Que j’écrive de la main de notre ami Jean-Louis[1], ou de la mienne, cela est égal, ma chère nièce, pourvu que j’écrive. Votre sœur n’a pas une santé bien brillante, et n’est pas, à beaucoup près, si ingambe que moi. Je suis devenu plus grand cultivateur et plus grand architecte que jamais ; j’élève des colonnades, et j’ai des charrues vernies ; il ne me manque que de tremper mon blé dans de l’eau de lavande. Vous irez, sans doute, bientôt à Hornoy ; vous m’y préparerez, s’il vous plaît, les logis : car soyez très-sûre que j’y viendrai radoter avant qu’il soit deux ans.

Vous me conseillez, en attendant, de faire une tragédie, parce que le théâtre est purgé de petits-maîtres[2]. Moi, faire une tragédie, après ce que le grand Jean-Jacques a écrit contre les spectacles ! Gardez-vous, sur les yeux de votre tête, de dire que je suis jamais homme à faire une tragédie. Vous voudriez, n’est-il pas vrai, une tragédie d’un goût nouveau, pleine de fracas, d’action, de spectacle, bien neuve, bien intéressante, bien singulière, féconde en sentiments, en situations ; des mœurs vraies, et cependant nouvelles sur la scène ? Vous n’aurez rien de tout cela. Gardez-vous de croire que je fasse une tragédie[3]. Assez d’autres en feront, et suppléeront, par l’action théâtrale que je leur ai tant recommandée, au génie que je leur recommande encore plus.

Monsieur le conseiller du grand conseil, je vous suis très-obligé d’avoir rompu avec moi votre silence pythagorique.
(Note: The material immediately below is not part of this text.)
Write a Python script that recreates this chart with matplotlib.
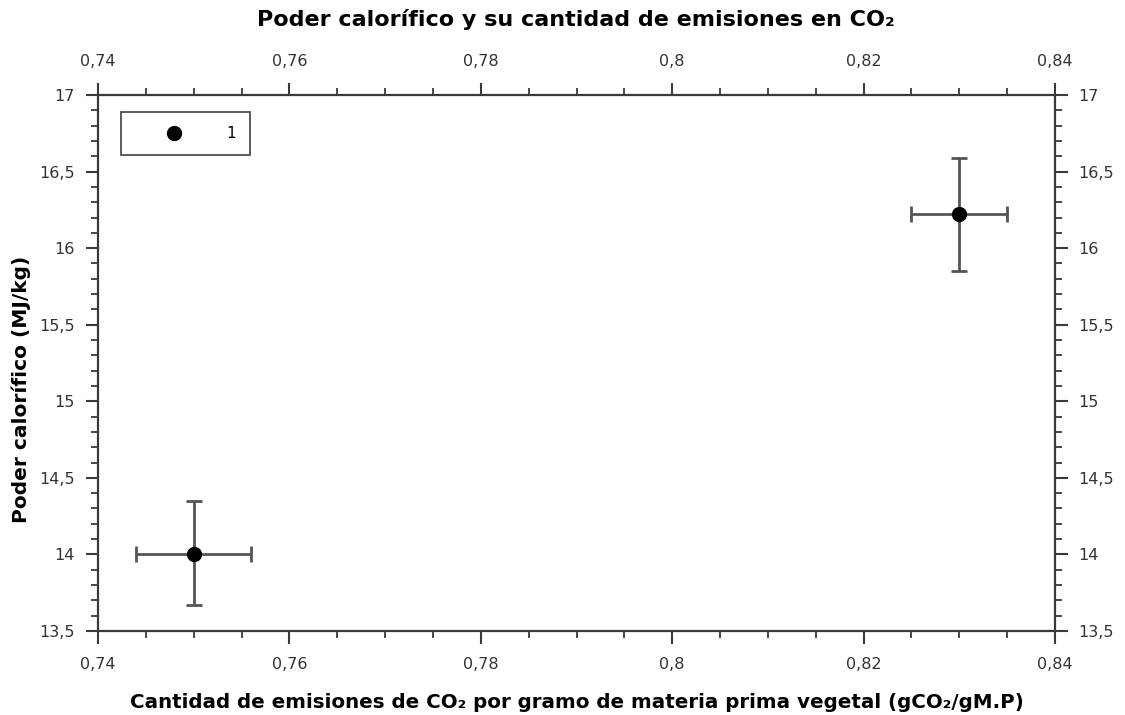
import matplotlib
matplotlib.use("Agg")
import matplotlib.pyplot as plt  # noqa: E402
from matplotlib.ticker import FuncFormatter, MultipleLocator  # noqa: E402

# emisiones de CO2 (gCO2/gM.P) vs poder calorifico (MJ/kg), con barras de error
x = [0.750, 0.830]
y = [14.00, 16.22]
x_err = [0.006, 0.005]
y_err_low = [0.33, 0.37]
y_err_high = [0.35, 0.37]
series_label = "1"

AXIS_COLOR = "#3a3a3a"
TICK_COLOR = "#333333"
ERR_COLOR = "#555555"


def comma(v, _pos):
    return f"{v:g}".replace(".", ",")


fig = plt.figure(figsize=(11.25, 7.15), dpi=100)
ax = fig.add_axes([0.0871, 0.1175, 0.8507, 0.7496])

ax.errorbar(x, y, xerr=x_err, yerr=[y_err_low, y_err_high], fmt="none",
            ecolor=ERR_COLOR, elinewidth=2.0, capsize=6, capthick=2.0)
ax.plot(x, y, "o", color="black", ms=10, label=series_label, zorder=3)

ax.set_xlim(0.74, 0.84)
ax.set_ylim(13.5, 17)
ax.xaxis.set_major_locator(MultipleLocator(0.02))
ax.xaxis.set_minor_locator(MultipleLocator(0.005))
ax.yaxis.set_major_locator(MultipleLocator(0.5))
ax.yaxis.set_minor_locator(MultipleLocator(0.1))
ax.xaxis.set_major_formatter(FuncFormatter(comma))
ax.yaxis.set_major_formatter(FuncFormatter(comma))

ax.tick_params(which="both", direction="out", top=True, right=True,
               labeltop=True, labelright=True, color=AXIS_COLOR,
               labelcolor=TICK_COLOR, labelsize=11.5)
ax.tick_params(which="major", length=9, width=1.5, pad=8)
ax.tick_params(axis="x", which="major", pad=10)
ax.tick_params(which="minor", length=5, width=1.3)
for sp in ax.spines.values():
    sp.set_color(AXIS_COLOR)
    sp.set_linewidth(1.6)

ax.set_xlabel("Cantidad de emisiones de CO₂ por gramo de materia prima vegetal (gCO₂/gM.P)",
              fontsize=14.3, fontweight="bold")
ax.xaxis.set_label_coords(0.5, -0.115)
ax.set_ylabel("Poder calorífico (MJ/kg)", fontsize=14.5, fontweight="bold")
ax.yaxis.set_label_coords(-0.07, 0.45)
fig.suptitle("Poder calorífico y su cantidad de emisiones en CO₂", x=0.512,
             y=0.988, fontsize=16, fontweight="bold")

leg = ax.legend(loc="upper left", bbox_to_anchor=(0.024, 0.968), frameon=True,
                fancybox=False, edgecolor="#222222", fontsize=11,
                handletextpad=0.8, borderpad=0.9, borderaxespad=0,
                handlelength=5.2, numpoints=1)
leg.get_frame().set_linewidth(1.3)

fig.savefig("out.png", dpi=100)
Vous n’êtes pas l’écrivain le plus fécond de nos jours ; mais, quand vous vous y mettez, vous écrivez très-joliment, et vous avez, par-dessus Mme de Fontaine, le mérite de l’orthographe. J’espère que, dans

  1. Jean-Louis Wagnière.
  2. Les bancs placés sur l’avant-scène disparurent le 23 avril 1759, jour de la rentrée ou de l’ouverture après-Pâques. Le comte de Lauraguais avait donné pour cela trente mille francs ; voyez tome V, page 406.
  3. Voltaire travaillait à Tancrède en ce moment même, et il voulait conspirer très-secrètement contre la cabale.